“The worst enemy to creativity is self-doubt”. --Sylvia Plath
After blogging nearly every day for an entire year, I began slowing down the pace of my writing after the New Year. Maybe I was sabotaging myself, making sure that I would not push to blog for another 365 days, making sure I did not commit to a goal I wasn’t even sure was my own. But then it happened. I stopped writing for nearly 10 days straight. I did not abandon my blog intentionally, but it wasn’t quite accidental either. I let the end of one semester and its correcting load overpower me at first and then, those despicable seeds of doubt and insecurity began to grow again.
I have doubted my writing, but I have also doubted other parts of what I have done, what I do, who I have been, and who I am. I let negativity seep into my core.
Years ago in my Drama class, and nowadays in my Creative Writing class I warn against the Inner Critic, that voice inside each individual that holds one back from trusting and believing one’s abilities. I know the importance of silencing that voice, but recently I have let the voice of my Inner Critic roar. I easily justify the choices I have made but today I have to put an end to my writing hiatus. I’ve already abandoned some of my passions, having made several excuses. But my time off from writing has made me lose a part of myself that I need on a daily basis...my grip on my reality.

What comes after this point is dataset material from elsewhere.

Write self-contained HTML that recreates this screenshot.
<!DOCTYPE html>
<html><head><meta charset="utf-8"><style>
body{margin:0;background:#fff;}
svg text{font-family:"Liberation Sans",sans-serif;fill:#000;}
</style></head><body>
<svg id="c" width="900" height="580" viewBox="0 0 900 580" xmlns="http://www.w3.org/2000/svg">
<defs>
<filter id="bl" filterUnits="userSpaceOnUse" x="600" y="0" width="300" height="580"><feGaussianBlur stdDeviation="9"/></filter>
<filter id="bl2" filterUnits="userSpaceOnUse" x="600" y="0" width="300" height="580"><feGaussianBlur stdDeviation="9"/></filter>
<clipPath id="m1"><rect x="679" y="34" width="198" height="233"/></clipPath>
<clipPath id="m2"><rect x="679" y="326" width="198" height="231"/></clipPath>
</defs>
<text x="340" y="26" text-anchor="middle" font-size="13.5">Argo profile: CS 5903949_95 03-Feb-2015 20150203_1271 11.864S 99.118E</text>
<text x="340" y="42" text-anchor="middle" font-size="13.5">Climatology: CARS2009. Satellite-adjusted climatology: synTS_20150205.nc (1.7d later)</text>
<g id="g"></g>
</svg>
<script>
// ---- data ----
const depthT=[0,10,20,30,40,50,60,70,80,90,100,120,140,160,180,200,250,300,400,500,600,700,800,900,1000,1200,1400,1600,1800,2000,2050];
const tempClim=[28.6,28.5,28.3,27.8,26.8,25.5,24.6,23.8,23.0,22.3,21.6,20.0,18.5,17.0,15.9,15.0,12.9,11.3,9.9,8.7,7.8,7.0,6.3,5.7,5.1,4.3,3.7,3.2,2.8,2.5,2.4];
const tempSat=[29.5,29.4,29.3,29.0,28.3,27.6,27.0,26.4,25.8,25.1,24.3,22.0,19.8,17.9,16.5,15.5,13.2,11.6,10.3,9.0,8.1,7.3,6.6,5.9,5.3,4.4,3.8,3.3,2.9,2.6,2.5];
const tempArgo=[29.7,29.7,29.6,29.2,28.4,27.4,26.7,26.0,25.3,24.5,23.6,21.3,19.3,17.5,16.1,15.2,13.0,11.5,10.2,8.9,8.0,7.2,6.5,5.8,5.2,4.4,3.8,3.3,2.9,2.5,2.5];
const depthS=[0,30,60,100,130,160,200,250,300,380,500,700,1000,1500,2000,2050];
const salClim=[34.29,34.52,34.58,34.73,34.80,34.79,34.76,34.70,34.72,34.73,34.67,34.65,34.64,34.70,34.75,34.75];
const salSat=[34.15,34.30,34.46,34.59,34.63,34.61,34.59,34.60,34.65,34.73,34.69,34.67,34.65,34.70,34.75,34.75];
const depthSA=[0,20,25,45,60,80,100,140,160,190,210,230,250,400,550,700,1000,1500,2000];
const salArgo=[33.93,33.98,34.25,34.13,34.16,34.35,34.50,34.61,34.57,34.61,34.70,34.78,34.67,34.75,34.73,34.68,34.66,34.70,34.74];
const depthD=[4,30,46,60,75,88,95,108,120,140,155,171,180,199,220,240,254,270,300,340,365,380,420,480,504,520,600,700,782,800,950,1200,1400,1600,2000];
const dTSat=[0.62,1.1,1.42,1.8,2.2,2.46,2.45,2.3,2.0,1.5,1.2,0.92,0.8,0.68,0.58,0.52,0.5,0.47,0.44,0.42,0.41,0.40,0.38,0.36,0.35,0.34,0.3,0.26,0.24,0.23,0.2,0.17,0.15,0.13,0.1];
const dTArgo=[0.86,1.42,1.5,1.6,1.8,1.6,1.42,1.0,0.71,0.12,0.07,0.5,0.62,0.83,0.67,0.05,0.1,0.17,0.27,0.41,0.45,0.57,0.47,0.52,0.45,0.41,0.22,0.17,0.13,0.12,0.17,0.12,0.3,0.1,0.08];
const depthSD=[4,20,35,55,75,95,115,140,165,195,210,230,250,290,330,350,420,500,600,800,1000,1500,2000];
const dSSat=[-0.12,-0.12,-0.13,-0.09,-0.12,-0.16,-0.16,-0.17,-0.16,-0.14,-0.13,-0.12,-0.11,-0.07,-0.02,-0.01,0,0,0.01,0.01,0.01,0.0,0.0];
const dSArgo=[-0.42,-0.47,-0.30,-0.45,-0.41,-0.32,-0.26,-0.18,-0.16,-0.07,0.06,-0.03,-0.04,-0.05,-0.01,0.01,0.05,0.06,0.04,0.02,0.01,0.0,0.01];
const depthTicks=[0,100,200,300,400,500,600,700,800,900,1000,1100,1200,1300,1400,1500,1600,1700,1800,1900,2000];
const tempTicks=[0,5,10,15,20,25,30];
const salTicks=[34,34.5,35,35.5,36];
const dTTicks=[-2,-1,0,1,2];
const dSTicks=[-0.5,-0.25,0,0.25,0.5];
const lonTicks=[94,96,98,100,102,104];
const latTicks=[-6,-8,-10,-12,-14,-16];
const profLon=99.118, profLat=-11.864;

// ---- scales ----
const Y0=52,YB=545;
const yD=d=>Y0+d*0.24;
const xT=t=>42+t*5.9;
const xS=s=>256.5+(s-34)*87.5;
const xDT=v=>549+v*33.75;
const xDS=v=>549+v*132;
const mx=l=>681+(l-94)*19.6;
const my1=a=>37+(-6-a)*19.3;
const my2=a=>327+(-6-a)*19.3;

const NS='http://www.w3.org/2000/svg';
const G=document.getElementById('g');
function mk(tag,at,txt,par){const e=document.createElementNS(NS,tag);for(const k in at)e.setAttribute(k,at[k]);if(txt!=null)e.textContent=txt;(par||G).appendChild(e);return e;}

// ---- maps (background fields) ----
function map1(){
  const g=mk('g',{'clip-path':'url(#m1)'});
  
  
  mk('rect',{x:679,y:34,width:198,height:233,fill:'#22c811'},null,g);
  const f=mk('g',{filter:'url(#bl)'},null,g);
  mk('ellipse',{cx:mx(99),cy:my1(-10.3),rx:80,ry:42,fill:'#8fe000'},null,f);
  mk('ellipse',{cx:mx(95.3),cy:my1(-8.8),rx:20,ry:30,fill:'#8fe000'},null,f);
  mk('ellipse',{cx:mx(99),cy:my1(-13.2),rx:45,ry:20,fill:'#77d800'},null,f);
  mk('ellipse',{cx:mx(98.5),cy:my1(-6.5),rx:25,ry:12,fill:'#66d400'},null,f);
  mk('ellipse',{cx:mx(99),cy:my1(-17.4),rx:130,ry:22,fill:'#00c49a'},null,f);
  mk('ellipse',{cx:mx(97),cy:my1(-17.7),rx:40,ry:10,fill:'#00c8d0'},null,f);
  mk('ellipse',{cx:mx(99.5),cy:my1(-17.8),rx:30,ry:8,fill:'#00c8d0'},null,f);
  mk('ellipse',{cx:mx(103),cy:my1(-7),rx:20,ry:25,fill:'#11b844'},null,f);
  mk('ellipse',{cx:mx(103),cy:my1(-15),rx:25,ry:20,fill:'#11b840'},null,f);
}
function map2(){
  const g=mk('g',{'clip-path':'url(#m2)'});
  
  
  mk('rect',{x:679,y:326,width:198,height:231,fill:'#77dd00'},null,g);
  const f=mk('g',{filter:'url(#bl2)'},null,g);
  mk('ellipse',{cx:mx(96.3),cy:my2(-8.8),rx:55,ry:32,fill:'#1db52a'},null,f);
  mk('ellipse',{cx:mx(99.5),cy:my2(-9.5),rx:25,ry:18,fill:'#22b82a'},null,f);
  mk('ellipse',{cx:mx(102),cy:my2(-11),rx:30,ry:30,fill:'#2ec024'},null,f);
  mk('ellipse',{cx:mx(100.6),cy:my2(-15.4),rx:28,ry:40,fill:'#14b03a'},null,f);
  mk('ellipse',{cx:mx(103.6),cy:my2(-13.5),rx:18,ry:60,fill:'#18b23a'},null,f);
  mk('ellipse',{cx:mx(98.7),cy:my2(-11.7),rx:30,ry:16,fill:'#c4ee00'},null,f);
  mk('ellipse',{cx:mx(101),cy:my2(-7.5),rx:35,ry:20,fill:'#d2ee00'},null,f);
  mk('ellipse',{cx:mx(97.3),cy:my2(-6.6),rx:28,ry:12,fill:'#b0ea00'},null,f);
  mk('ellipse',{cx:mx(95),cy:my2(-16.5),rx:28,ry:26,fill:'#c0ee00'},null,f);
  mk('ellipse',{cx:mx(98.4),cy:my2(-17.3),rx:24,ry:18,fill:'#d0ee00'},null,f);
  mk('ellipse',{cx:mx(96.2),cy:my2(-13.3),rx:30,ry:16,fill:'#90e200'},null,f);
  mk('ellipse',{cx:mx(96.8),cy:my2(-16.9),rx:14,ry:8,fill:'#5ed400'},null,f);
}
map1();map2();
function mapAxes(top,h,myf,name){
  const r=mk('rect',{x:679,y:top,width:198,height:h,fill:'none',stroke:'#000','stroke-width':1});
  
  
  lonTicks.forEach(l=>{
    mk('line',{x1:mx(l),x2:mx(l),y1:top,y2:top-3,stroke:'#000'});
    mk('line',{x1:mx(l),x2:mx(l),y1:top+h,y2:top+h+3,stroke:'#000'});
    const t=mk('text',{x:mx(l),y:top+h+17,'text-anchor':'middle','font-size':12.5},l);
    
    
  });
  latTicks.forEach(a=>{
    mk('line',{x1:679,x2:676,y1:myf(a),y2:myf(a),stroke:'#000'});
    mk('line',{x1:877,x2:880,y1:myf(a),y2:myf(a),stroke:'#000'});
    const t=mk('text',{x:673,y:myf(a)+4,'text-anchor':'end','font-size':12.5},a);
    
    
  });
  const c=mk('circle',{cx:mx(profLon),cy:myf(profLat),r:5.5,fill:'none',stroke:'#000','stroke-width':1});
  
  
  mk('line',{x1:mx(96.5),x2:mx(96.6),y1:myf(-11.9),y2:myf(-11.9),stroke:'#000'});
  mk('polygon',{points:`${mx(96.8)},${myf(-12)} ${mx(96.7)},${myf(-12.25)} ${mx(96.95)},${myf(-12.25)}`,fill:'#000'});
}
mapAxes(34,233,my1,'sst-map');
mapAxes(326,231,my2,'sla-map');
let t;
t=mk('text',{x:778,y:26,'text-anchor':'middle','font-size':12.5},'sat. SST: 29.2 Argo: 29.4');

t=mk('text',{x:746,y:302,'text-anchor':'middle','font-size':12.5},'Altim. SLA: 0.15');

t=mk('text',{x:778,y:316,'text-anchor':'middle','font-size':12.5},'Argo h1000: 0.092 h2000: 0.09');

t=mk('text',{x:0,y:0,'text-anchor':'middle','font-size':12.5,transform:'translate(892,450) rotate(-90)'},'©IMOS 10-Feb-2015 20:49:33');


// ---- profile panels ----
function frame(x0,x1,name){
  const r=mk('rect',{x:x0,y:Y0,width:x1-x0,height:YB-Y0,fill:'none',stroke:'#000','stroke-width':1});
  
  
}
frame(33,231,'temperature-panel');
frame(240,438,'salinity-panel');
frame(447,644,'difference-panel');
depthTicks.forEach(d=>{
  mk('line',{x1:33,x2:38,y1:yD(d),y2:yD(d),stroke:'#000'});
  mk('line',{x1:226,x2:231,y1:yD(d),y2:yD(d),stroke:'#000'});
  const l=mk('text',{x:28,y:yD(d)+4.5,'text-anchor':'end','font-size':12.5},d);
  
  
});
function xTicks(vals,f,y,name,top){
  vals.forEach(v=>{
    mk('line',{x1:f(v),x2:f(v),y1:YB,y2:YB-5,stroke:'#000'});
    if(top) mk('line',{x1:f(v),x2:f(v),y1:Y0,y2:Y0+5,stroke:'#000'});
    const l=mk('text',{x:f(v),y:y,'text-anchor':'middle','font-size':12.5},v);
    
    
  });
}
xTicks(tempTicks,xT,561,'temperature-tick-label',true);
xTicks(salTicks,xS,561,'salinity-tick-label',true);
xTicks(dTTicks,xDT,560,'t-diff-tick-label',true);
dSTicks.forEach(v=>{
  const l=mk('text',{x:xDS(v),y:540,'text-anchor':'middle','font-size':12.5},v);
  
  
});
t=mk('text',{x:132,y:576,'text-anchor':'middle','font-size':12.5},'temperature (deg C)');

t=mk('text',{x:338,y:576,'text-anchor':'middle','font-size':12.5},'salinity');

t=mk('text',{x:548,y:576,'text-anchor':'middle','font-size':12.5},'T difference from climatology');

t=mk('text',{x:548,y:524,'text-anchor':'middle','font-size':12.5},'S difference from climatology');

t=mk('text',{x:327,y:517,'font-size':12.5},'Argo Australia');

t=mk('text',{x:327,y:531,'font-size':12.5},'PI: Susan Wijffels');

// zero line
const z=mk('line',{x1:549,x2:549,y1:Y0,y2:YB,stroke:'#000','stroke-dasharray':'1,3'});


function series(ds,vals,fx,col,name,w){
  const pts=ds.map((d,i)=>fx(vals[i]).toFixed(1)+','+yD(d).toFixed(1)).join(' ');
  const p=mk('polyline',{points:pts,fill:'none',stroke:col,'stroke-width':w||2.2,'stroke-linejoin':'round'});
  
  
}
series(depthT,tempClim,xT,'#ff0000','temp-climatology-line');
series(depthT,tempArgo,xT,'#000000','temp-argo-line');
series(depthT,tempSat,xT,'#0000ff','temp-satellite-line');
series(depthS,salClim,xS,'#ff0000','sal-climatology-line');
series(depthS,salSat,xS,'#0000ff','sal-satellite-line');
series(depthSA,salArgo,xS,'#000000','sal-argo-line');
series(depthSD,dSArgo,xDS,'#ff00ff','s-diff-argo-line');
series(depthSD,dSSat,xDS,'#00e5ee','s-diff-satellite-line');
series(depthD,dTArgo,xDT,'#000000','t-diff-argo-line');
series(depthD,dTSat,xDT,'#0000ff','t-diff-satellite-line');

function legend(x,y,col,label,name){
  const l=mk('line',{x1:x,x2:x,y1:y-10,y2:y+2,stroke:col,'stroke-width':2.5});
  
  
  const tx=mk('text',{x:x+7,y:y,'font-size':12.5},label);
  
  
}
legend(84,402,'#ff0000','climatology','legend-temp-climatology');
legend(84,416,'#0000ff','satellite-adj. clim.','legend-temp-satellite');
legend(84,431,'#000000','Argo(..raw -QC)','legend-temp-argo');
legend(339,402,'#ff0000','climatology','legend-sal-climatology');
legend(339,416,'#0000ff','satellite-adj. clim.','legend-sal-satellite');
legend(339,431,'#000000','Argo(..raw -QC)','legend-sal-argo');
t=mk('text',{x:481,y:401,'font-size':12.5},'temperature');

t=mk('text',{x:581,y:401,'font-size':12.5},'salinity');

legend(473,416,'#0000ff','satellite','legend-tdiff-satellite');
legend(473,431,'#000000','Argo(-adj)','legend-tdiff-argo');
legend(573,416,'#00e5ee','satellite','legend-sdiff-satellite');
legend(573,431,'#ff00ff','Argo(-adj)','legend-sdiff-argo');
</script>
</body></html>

If that sounds a bit dramatic, so be it. Of course my life is REAL, whether or not I am blogging from day to day, but given the quick pace of life lately, my blog posts have helped me record my appreciation, my perceptions, my adoration of daily life. Stopping has blurred my appreciation of the good. I’ve let the negatives--situations and people--shake me to the core, shake my confidence, my determination to continue learning. I’ve wanted to give up, to give in, to stop trying, to stop growing.
But here I am tonight. I’m tired and I’m doubting myself. I am doubting my writing. Yet, I am writing and having given myself clear instructions to post something before bed, I am going to post for the first time in a week and a half. And then, I am going to do it again tomorrow.